A Parody of Yuranosuke in the Pleasure Quarters (Mitate Yuranosuke yukyo)
- Date:
- n.d.
- Medium:
- Color woodblock prints; ōban triptych
- Source:
- Art Institute of Chicago
Description
A Parody of Yuranosuke in the Pleasure Quarters (Mitate Yuranosuke yukyo), held by the Art Institute of Chicago, takes as its subject Oboshi Yuranosuke, the leader of the forty-seven ronin in the Kanadehon Chushingura, the celebrated kabuki and bunraku dramatization of the Ako vendetta first staged in 1748 and quickly absorbed into nearly every visual genre in Edo. The seventh act of the play is set in the Ichiriki teahouse in Kyoto's Gion district, where Yuranosuke feigns dissolute revelry with courtesans in order to lull the enemy into believing that he has abandoned the planned vengeance. Eishi's print parodies (mitate) this scene by translating it into a generic Edo pleasure-quarter setting and substituting his own slender, attenuated bijin for the kabuki dramatis personae. The conceit allowed late-eighteenth-century printmakers to deliver Chushingura content in the visual register of fashionable [bijin-ga](/glossary/bijin-ga) rather than in the actor-portrait ([yakusha-e](/glossary/yakusha-e)) format that censorship intermittently constrained.

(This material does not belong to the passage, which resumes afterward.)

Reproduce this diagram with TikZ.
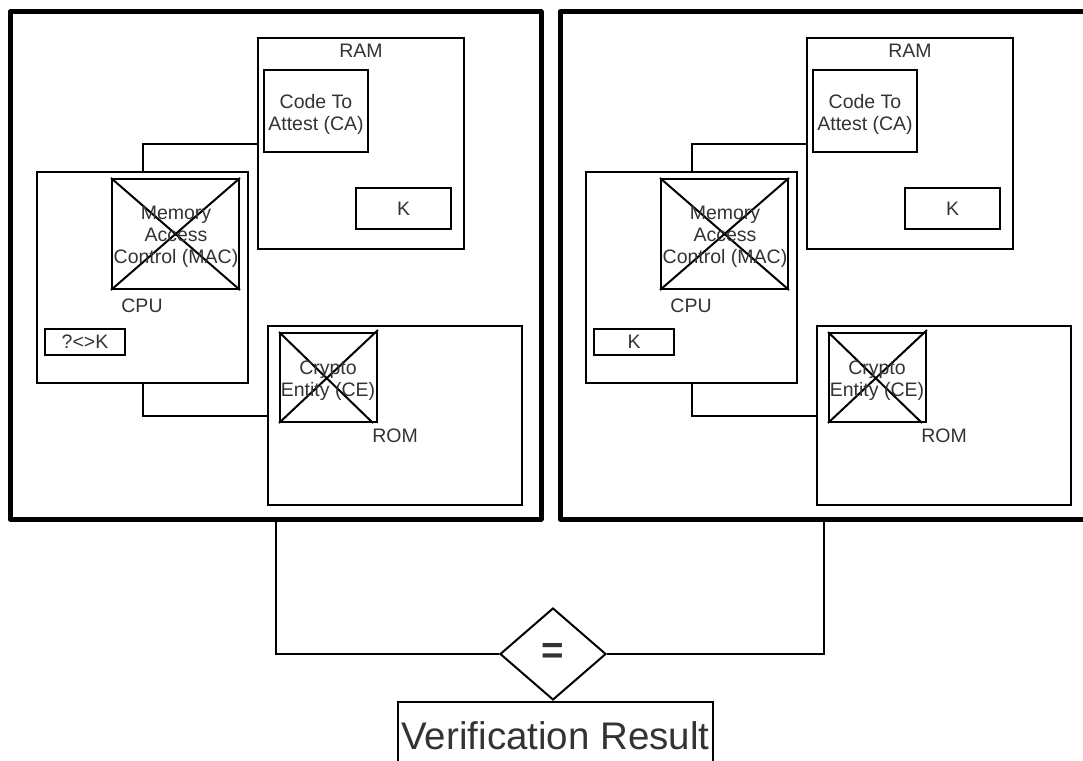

Eishi's design participates in this strategy and gives him the chance to handle the Yuranosuke iconography (the lacquer cup, the seated central position among courtesans, the air of dissolute leisure) from inside his own Edo bijin-ga idiom. As a Kano-trained [ukiyo-e](/glossary/ukiyo-e) artist, he was unusually comfortable working between dramatic, literary, and bijin-ga subjects, and the Art Institute of Chicago's impression, dated to the late eighteenth century, preserves the resulting print as part of its substantial holding of Eishi mitate compositions.